A.F.C.A
- Company type: Independent
- Industry: Fashion
- Headquarters: Amsterdam, Netherlands
- Key people: Sven 'High" Westendorp, founder and CEO
- Products: Clothing, footwear, accessories
- Owner: AFCA Supportersclub
- Website: Official website

= A.F.C.A (clothing) =

Dutch clothing brand

A.F.C.A (also styled as " *A.F.C.A (Can't Be Stopped) ") is a brand of urban lifestyle clothing founded by Sven Westendorp, a Dutch fashion designer, graffiti artist and supporter of association football club AFC Ajax. His brand has been popular since the mid 2000s and moved into the mainstream urban culture in the late 2000s.

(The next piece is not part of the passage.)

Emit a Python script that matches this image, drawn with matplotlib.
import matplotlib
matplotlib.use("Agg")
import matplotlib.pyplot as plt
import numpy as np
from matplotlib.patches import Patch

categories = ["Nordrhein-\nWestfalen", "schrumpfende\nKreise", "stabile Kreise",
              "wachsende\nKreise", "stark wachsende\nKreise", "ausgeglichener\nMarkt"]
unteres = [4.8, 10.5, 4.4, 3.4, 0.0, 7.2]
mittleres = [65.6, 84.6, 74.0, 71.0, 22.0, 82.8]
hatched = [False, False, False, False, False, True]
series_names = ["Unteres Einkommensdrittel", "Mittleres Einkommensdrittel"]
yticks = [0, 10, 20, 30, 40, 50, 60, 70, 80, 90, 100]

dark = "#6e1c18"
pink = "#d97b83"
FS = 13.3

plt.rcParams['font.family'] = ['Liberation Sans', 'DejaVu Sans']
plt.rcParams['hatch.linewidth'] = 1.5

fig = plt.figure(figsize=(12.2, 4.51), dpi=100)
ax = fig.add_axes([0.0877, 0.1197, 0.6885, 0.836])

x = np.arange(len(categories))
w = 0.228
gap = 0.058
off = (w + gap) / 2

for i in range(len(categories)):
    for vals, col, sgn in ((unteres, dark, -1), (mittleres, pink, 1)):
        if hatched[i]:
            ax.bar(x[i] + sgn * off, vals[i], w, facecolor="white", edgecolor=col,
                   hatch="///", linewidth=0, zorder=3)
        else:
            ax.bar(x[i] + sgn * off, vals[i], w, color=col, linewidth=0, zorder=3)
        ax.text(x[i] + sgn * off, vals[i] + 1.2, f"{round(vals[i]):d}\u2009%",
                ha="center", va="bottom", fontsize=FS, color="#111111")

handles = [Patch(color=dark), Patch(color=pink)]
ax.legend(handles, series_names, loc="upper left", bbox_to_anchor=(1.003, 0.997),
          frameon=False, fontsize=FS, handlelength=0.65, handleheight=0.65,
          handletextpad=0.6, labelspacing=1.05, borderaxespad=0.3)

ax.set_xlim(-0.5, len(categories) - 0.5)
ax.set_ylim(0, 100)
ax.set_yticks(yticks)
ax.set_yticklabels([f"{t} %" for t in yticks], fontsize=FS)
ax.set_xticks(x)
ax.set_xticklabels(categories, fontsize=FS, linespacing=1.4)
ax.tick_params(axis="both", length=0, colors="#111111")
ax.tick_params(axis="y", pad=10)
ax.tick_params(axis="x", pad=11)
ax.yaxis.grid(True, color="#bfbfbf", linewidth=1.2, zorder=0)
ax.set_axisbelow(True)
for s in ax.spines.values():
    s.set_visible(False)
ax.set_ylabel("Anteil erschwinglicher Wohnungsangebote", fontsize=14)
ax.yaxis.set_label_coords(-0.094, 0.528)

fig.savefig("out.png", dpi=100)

It is most often associated with association football. The style is based on graffiti art, hip-hop, association football culture, hooliganism and Ajax Amsterdam.

==History==
The creation of A.F.C.A came into being from selling t-shirts and doing graffiti. Sven "High" Westendorp began doing graffiti with C.B.S. in the tunnels and on the trains in Amsterdam in the early 1980s and founded his clothing brand A.F.C.A years later. A prominent F-sider, he eventually expanded from Clothing to footwear, and accessories. He funded his clothing line with the success of his company Ticketbureau Ticket Unlimited, an important company for concert tickets and football matches in the Netherlands. On 24 December 2009 the A.F.C.A outlet store in Hoogoorddreef (Zuidoost) was set on fire. After he died on 12 August 2011 the AFCA Supportersclub continue to manufacture his line with the proceeds going to his widow and daughter.